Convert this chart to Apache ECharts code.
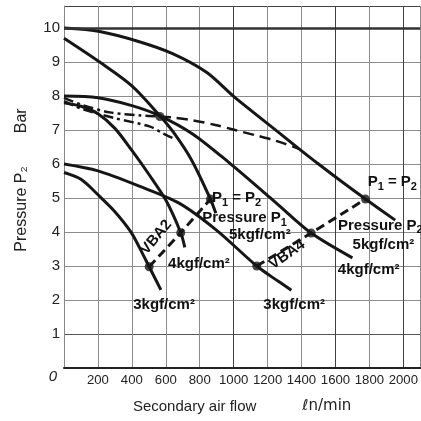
<!DOCTYPE html>
<html><head><meta charset="utf-8">
<script src="https://cdn.jsdelivr.net/npm/echarts@6/dist/echarts.min.js"></script>
<style>html,body{margin:0;padding:0;background:#fff}#c{width:421px;height:421px}</style>
</head><body><div id="c"></div>
<script>
// ---- tick values ----
const xTickValues = [0,200,400,600,800,1000,1200,1400,1600,1800,2000];
const yTickValues = [0,1,2,3,4,5,6,7,8,9,10];

// ---- curves (secondary air flow ℓn/min, pressure P2 bar) ----
const vba4_5 = [[0,10.0],[210,9.9],[444,9.6],[640,9.25],[840,8.7],[1005,7.97],[1263,6.94],[1380,6.47],[1500,6.0],[1640,5.47],[1777,4.97],[1952,4.35]];
const vba2_5 = [[0,9.7],[210,9.0],[400,8.3],[565,7.42],[650,6.9],[754,6.1],[863,4.97],[895,4.55]];
const vba4_4 = [[0,8.0],[200,7.95],[400,7.72],[565,7.42],[760,6.88],[971,6.05],[1185,5.14],[1263,4.8],[1457,3.97],[1700,3.24]];
const vba2_4 = [[0,7.8],[100,7.7],[200,7.48],[300,7.05],[400,6.4],[500,5.7],[600,4.94],[688,3.98],[712,3.55]];
const vba4_3 = [[0,6.0],[200,5.8],[444,5.35],[678,4.85],[900,4.05],[1136,3.0],[1263,2.55],[1340,2.29]];
const vba2_3 = [[0,5.75],[100,5.55],[210,5.05],[300,4.6],[395,4.0],[444,3.55],[502,2.98],[571,2.3]];
const limitA_left  = [[0,7.95],[100,7.75],[270,7.52],[450,7.43],[565,7.4]];
const limitA_right = [[565,7.4],[640,7.37],[756,7.29],[892,7.15],[1009,7.0],[1126,6.85],[1224,6.72],[1300,6.6],[1385,6.45]];
const limitB = [[0,7.85],[117,7.6],[300,7.35],[508,7.1],[584,6.9],[647,6.75]];
const p1p2_vba2 = [[502,2.98],[688,3.98],[863,4.97]];
const p1p2_vba4 = [[1136,3.0],[1457,3.97],[1777,4.97]];
const junctions = [[565,7.4]];

// ---- annotations (data coordinates) ----
const notes = [
  {t:'{p|P}{s|1}{p| = P}{s|2}', x:1017, y:4.97, r:0, a:'center'},
  {t:'{p|Pressure P}{s|1}', x:1064, y:4.38, r:0, a:'center'},
  {t:'{p|5kgf/cm²}', x:1154, y:3.88, r:0, a:'center'},
  {t:'{p|4kgf/cm²}', x:795, y:3.03, r:0, a:'center'},
  {t:'{p|3kgf/cm²}', x:590, y:1.82, r:0, a:'center'},
  {t:'{p|VBA2}', x:550, y:3.82, r:50, a:'center'},
  {t:'{p|VBA4}', x:1320, y:3.3, r:35, a:'center'},
  {t:'{p|P}{s|1}{p| = P}{s|2}', x:1935, y:5.44, r:0, a:'center'},
  {t:'{p|Pressure P}{s|2}', x:1615, y:4.15, r:0, a:'left'},
  {t:'{p|5kgf/cm²}', x:1701, y:3.59, r:0, a:'left'},
  {t:'{p|4kgf/cm²}', x:1614, y:2.85, r:0, a:'left'},
  {t:'{p|3kgf/cm²}', x:1175, y:1.82, r:0, a:'left'}
];

const INK = '#161616';
const FONT = '"Liberation Sans", Arial, sans-serif';
function solid(d){return {type:'line',data:d,showSymbol:false,smooth:0.3,lineStyle:{color:INK,width:3},silent:true,z:3};}
function dashed(d,pat,w){return {type:'line',data:d,showSymbol:false,smooth:0.3,lineStyle:{color:INK,width:w||2.5,type:pat},silent:true,z:3};}

const xLineColors = xTickValues.map(v => (v===1000||v===1600||v===2000)?'#404040':'#8c8c8c').concat(['#8c8c8c']);
const yLineColors = yTickValues.map(v => v===1?'#555':'#8c8c8c').concat(['#444']);

const chart = echarts.init(document.getElementById('c'));
chart.setOption({
  animation:false,
  backgroundColor:'#fff',
  grid:{left:64,right:-2,top:6,bottom:53,containLabel:false},
  xAxis:{type:'value',min:0,max:2100,interval:200,
    axisLine:{show:true,onZero:false,lineStyle:{color:'#222',width:2}},
    axisTick:{show:false},
    splitLine:{show:true,lineStyle:{color:xLineColors,width:1}},
    axisLabel:{color:'#222',fontSize:13.2,fontFamily:FONT,margin:6,showMaxLabel:false,
      formatter:v => (v!==0 && xTickValues.indexOf(v)>=0)?String(v):''},
    name:'{a|Secondary air flow}{b|ℓn/min}',nameLocation:'middle',nameGap:31,
    nameTextStyle:{rich:{a:{fontSize:15,color:'#222',fontFamily:FONT},
      b:{fontSize:15,color:'#222',fontFamily:'"DejaVu Sans", "Liberation Sans", sans-serif',padding:[0,0,0,46]}}}
  },
  yAxis:{type:'value',min:0,max:10.65,interval:1,
    axisLine:{show:true,onZero:false,lineStyle:{color:'#888',width:1}},
    axisTick:{show:false},
    splitLine:{show:true,lineStyle:{color:yLineColors,width:1}},
    axisLabel:{color:'#222',fontSize:15,fontFamily:FONT,margin:4,showMaxLabel:false,
      formatter:v => v===0?'{o|0}':(yTickValues.indexOf(v)>=0?String(v):''),
      rich:{o:{fontStyle:'italic',fontSize:15,color:'#222',fontFamily:FONT,padding:[17,3,0,0]}}},
    name:'{a|Pressure P₂}{b|Bar}',nameLocation:'middle',nameGap:34,nameRotate:90,
    nameTextStyle:{rich:{a:{fontSize:16,color:'#222',fontFamily:FONT,padding:[0,0,0,14]},
      b:{fontSize:16,color:'#222',fontFamily:FONT,padding:[0,0,0,33]}}}
  },
  series:[
    Object.assign(solid(vba4_5),{markLine:{silent:true,symbol:'none',label:{show:false},lineStyle:{color:'#333',width:2.5,type:'solid'},data:[{yAxis:10}]}}),
    solid(vba2_5), solid(vba4_4), solid(vba2_4), solid(vba4_3), solid(vba2_3),
    dashed(limitA_left,[10,4,3,4]), dashed(limitA_right,[11,6]), dashed(limitB,[10,4,3,4]),
    dashed(p1p2_vba2,[9,5],3), dashed(p1p2_vba4,[9,5],3),
    {type:'scatter',data:p1p2_vba2.concat(p1p2_vba4).concat(junctions),symbolSize:9,itemStyle:{color:INK},silent:true,z:5}
  ]
});

const rich = {
  p:{fontSize:15,fontWeight:'bold',fontFamily:FONT,fill:'#111',verticalAlign:'bottom',lineHeight:18,padding:[0,0,3,0]},
  s:{fontSize:11,fontWeight:'bold',fontFamily:FONT,fill:'#111',verticalAlign:'bottom',lineHeight:13}
};
const gfx = notes.map(n => {
  const p = chart.convertToPixel({gridIndex:0},[n.x,n.y]);
  return {type:'text',x:p[0],y:p[1],rotation:n.r*Math.PI/180,z:10,
    style:{text:n.t,rich:rich,fill:'#111',font:'bold 15px '+FONT,align:n.a,verticalAlign:'middle'}};
});
chart.setOption({graphic:gfx});
</script></body></html>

┄┄┄┄┄┄

Work to do: Extract, word for word, each line from the top of the data down to and including the line with "const yTickValues = [0,1,2,3,4,5,6,7,8,9,10];"; skip the pictures.

Answer for this exercise:
Convert this chart to Apache ECharts code.
<!DOCTYPE html>
<html><head><meta charset="utf-8">
<script src="https://cdn.jsdelivr.net/npm/echarts@6/dist/echarts.min.js"></script>
<style>html,body{margin:0;padding:0;background:#fff}#c{width:421px;height:421px}</style>
</head><body><div id="c"></div>
<script>
// ---- tick values ----
const xTickValues = [0,200,400,600,800,1000,1200,1400,1600,1800,2000];
const yTickValues = [0,1,2,3,4,5,6,7,8,9,10];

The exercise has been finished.